To make machine learning algorithm decisions more transparent, we can use Layer-wise Relevance Propagation (LRP) to visualize the features that influenced a classification decision. The Classify Me! Why? web app gives an interactive example of how this can look like for a text classification task using scikit-learn [code].

autofeat

autofeat is a Python library with a linear regression and classification model that automatically engineers and then selects non-linear features that can significantly improve the prediction performance of the model. This is especially helpful if you have small datasets and/or want to be able to interpret your model to see how each input feature influences the prediction of the target. Further information can be found in the paper or my talk at the PyCon & PyData 2019 conference in Berlin.

evolvemb

evolvemb is a small Python library for creating continuously evolving word embeddings to examine word usage changes over time. Check out the paper for more details!

nlputils

nlputils is a Python library for analyzing text documents by transforming texts into TF-IDF features, using various similarity measures to compare documents, classify them with a k-nearest-neighbors classifier, and visualize them with t-SNE. Check out the Jupyter notebook with examples!

textcatvis

textcatvis is a Python library with some tools for the exploratory analysis of text datasets. It can help you better understand a collection of texts by identifying the relevant words of the documents in some classes or clusters and visualizing them in word clouds. Some examples can be found in the corresponding paper (short or long version).

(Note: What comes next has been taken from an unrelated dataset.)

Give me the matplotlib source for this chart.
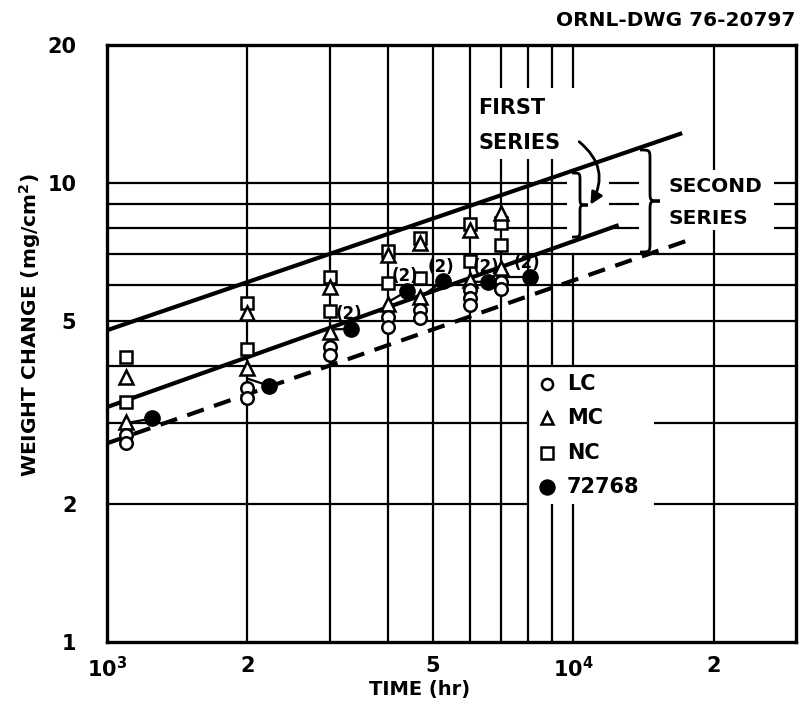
import matplotlib.pyplot as plt
from matplotlib.patches import FancyArrowPatch, PathPatch
from matplotlib.path import Path
from matplotlib.ticker import FixedLocator, NullLocator

# open symbols: exposure time (hr) and weight change (mg/cm2)
lc_time = [1100, 1100, 2000, 2000, 3000, 3000, 4000, 4000, 4700, 4700,
           6000, 6000, 6000, 7000, 7000]
lc_weight = [2.83, 2.72, 3.58, 3.40, 4.39, 4.23, 5.10, 4.86, 5.30, 5.08,
             5.85, 5.62, 5.42, 6.10, 5.88]
mc_time = [1100, 1100, 2000, 2000, 3000, 3000, 4000, 4000, 4700, 4700,
           6000, 6000, 7000, 7000]
mc_weight = [3.78, 3.02, 5.21, 3.95, 5.94, 4.73, 6.97, 5.45, 7.40, 5.65,
             7.90, 6.15, 8.60, 6.52]
nc_time = [1100, 1100, 2000, 2000, 3000, 3000, 4000, 4000, 4700, 4700,
           6000, 6000, 7000, 7000]
nc_weight = [4.18, 3.33, 5.48, 4.35, 6.24, 5.27, 7.10, 6.05, 7.60, 6.20,
             8.15, 6.75, 8.20, 7.33]

# heat 72768 (filled circles), with leader back to the group
h72768_time = [1250, 2220, 3330, 4400, 5250, 6560, 8050]
h72768_weight = [3.07, 3.62, 4.81, 5.82, 6.11, 6.09, 6.24]
leader_time = [1100, 2000, 3000, 4000, 4700, 6000, 7000]
leader_weight = [3.00, 3.75, 4.80, 5.50, 5.65, 6.10, 6.24]
dup_labels = ["", "", "(2)", "(2)", "(2)", "(2)", "(2)"]

# fitted lines (end points)
upper_time = [1000, 17100]
upper_weight = [4.78, 12.85]
middle_time = [1000, 12500]
middle_weight = [3.25, 8.10]
lower_time = [1000, 17900]
lower_weight = [2.71, 7.55]

x_ticks = [1000, 2000, 5000, 10000, 20000]
x_ticklabels = [r"$10^3$", "2", "5", r"$10^4$", "2"]
y_ticks = [1, 2, 5, 10, 20]
y_ticklabels = ["1", "2", "5", "10", "20"]

plt.rcParams["font.family"] = "DejaVu Sans"
plt.rcParams["font.weight"] = "bold"
plt.rcParams["mathtext.default"] = "bf"

W, H = 800, 715
fig = plt.figure(figsize=(8, 7.15), dpi=100)
ax = fig.add_axes([107 / W, 1 - 642 / H, (796 - 107) / W, (642 - 45) / H])
ax.set_xscale("log")
ax.set_yscale("log")
ax.set_xlim(1000, 30000)
ax.set_ylim(1, 20)


def px(x, y):
    # image pixel -> figure fraction
    return x / W, 1 - y / H


# grid drawn by hand, with gaps where the lettering sits
grid_kw = dict(color="black", lw=1.6, zorder=1)
for w in [2, 3, 4, 5, 6, 7, 8, 9, 10]:
    if w in (8, 9, 10):
        ax.hlines(w, 1000, 9700, **grid_kw)
        ax.hlines(w, 11900, 13800, **grid_kw)
        ax.hlines(w, 26900, 30000, **grid_kw)
    elif w in (2, 3):
        ax.hlines(w, 1000, 8000, **grid_kw)
        ax.hlines(w, 14900, 30000, **grid_kw)
    else:
        ax.hlines(w, 1000, 30000, **grid_kw)

for t in [2000, 3000, 4000, 5000, 6000, 7000, 8000, 9000, 10000, 20000]:
    if t in (7000, 8000):
        ax.vlines(t, 1, 11.3, **grid_kw)
        ax.vlines(t, 16.1, 20, **grid_kw)
    elif t == 9000:
        ax.vlines(t, 1, 2, **grid_kw)
        ax.vlines(t, 4, 11.3, **grid_kw)
        ax.vlines(t, 16.1, 20, **grid_kw)
    elif t == 10000:
        ax.vlines(t, 1, 2, **grid_kw)
        ax.vlines(t, 4, 7, **grid_kw)
        ax.vlines(t, 16.1, 20, **grid_kw)
    elif t == 20000:
        ax.vlines(t, 1, 7.9, **grid_kw)
        ax.vlines(t, 10.7, 20, **grid_kw)
    else:
        ax.vlines(t, 1, 20, **grid_kw)

# fitted lines
ax.plot(upper_time, upper_weight, color="black", lw=3.0, zorder=2,
        solid_capstyle="butt")
ax.plot(middle_time, middle_weight, color="black", lw=3.0, zorder=2,
        solid_capstyle="butt")
ax.plot(lower_time, lower_weight, color="black", lw=3.0, zorder=2,
        dashes=(4.2, 2.6))

# leaders from 72768 points
for t, w, lt, lw_ in zip(h72768_time, h72768_weight, leader_time, leader_weight):
    ax.plot([lt, t], [lw_, w], color="black", lw=1.6, zorder=2)

mk = dict(ls="none", mec="black", mfc="white", mew=1.8, zorder=4)
ax.plot(nc_time, nc_weight, marker="s", ms=9, label="NC", **mk)
ax.plot(mc_time, mc_weight, marker="^", ms=10, label="MC", **mk)
ax.plot(lc_time, lc_weight, marker="o", ms=9, label="LC", **mk)
ax.plot(h72768_time, h72768_weight, marker="o", ms=11, ls="none",
        color="black", zorder=5, label="72768")

for t, w, s in zip(h72768_time, h72768_weight, dup_labels):
    if s:
        ax.annotate(s, (t, w), xytext=(-1.5, 10.5), textcoords="offset points",
                    ha="center", va="center", fontsize=12, zorder=6)

# axes styling
for s in ax.spines.values():
    s.set_linewidth(2.4)
ax.xaxis.set_major_locator(FixedLocator(x_ticks))
ax.xaxis.set_minor_locator(NullLocator())
ax.yaxis.set_major_locator(FixedLocator(y_ticks))
ax.yaxis.set_minor_locator(NullLocator())
ax.set_xticklabels(x_ticklabels)
ax.set_yticklabels(y_ticklabels)
ax.tick_params(length=0, labelsize=15, pad=10)
ax.tick_params(axis="y", pad=22)

fig.text(*px(420, 690), "TIME (hr)", ha="center", va="center", fontsize=14)
fig.text(*px(30, 325), "WEIGHT CHANGE (mg/cm$^2$)", ha="center", va="center",
         rotation=90, fontsize=14.5)
fig.text(*px(795, 20), "ORNL-DWG 76-20797", ha="right", va="center",
         fontsize=14.5)

# legend, hand placed in the gap of the grid
leg = [("o", "white", "LC", 384), ("^", "white", "MC", 418),
       ("s", "white", "NC", 453), ("o", "black", "72768", 487)]
for m, fc, lab, yy in leg:
    x0, y0 = px(547, yy)
    fig.add_artist(plt.Line2D([x0], [y0], marker=m, ms=8 if fc == "white" else 10,
                              mfc=fc, mec="black", mew=1.8, ls="none",
                              transform=fig.transFigure))
    fig.text(*px(567, yy), lab, ha="left", va="center", fontsize=15)

# series annotations
fig.text(*px(478, 108), "FIRST", ha="left", va="center", fontsize=15)
fig.text(*px(478, 143), "SERIES", ha="left", va="center", fontsize=15)
fig.text(*px(669, 187), "SECOND", ha="left", va="center", fontsize=14.5)
fig.text(*px(669, 218), "SERIES", ha="left", va="center", fontsize=14.5)


def brace(x, y0, y1, w, q):
    ym = (y0 + y1) / 2
    xm = x + w / 2
    pts = [(x, y0), (xm, y0), (xm, y0), (xm, y0 + q),
           (xm, ym - q),
           (xm, ym), (xm, ym), (x + w, ym),
           (xm, ym), (xm, ym), (xm, ym + q),
           (xm, y1 - q),
           (xm, y1), (xm, y1), (x, y1)]
    codes = [Path.MOVETO, Path.CURVE4, Path.CURVE4, Path.CURVE4,
             Path.LINETO,
             Path.CURVE4, Path.CURVE4, Path.CURVE4,
             Path.CURVE4, Path.CURVE4, Path.CURVE4,
             Path.LINETO,
             Path.CURVE4, Path.CURVE4, Path.CURVE4]
    pts = [px(a, b) for a, b in pts]
    fig.add_artist(PathPatch(Path(pts, codes), fill=False, lw=2.0,
                             transform=fig.transFigure))


brace(572, 173, 237, 16, 8)
brace(640, 150, 252, 20, 10)

arrow = FancyArrowPatch(px(577, 140), px(589, 207), transform=fig.transFigure,
                        connectionstyle="arc3,rad=-0.45", arrowstyle="-|>",
                        mutation_scale=18, lw=2.0, color="black")
fig.add_artist(arrow)

fig.savefig("out.png", dpi=100, facecolor="white")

Similarity Encoder (SimEc) and Context Encoder (ConEc)

SimEc is a neural network architecture for learning low dimensional representations of data points by projecting high dimensional input data into an embedding space where some given pairwise similarities between the data points are approximated linearly. For further details have a look at the corresponding paper, my PhD thesis, or this Jupyter notebook with some examples.

ConEc is a variant of SimEc for learning word embeddings. It is a simple but powerful extension of the continuous bag-of-words (CBOW) word2vec model trained with negative sampling and can be used to easily generate embeddings for out-of-vocabulary words and better representations for words with multiple meanings. Further details are described in the corresponding paper.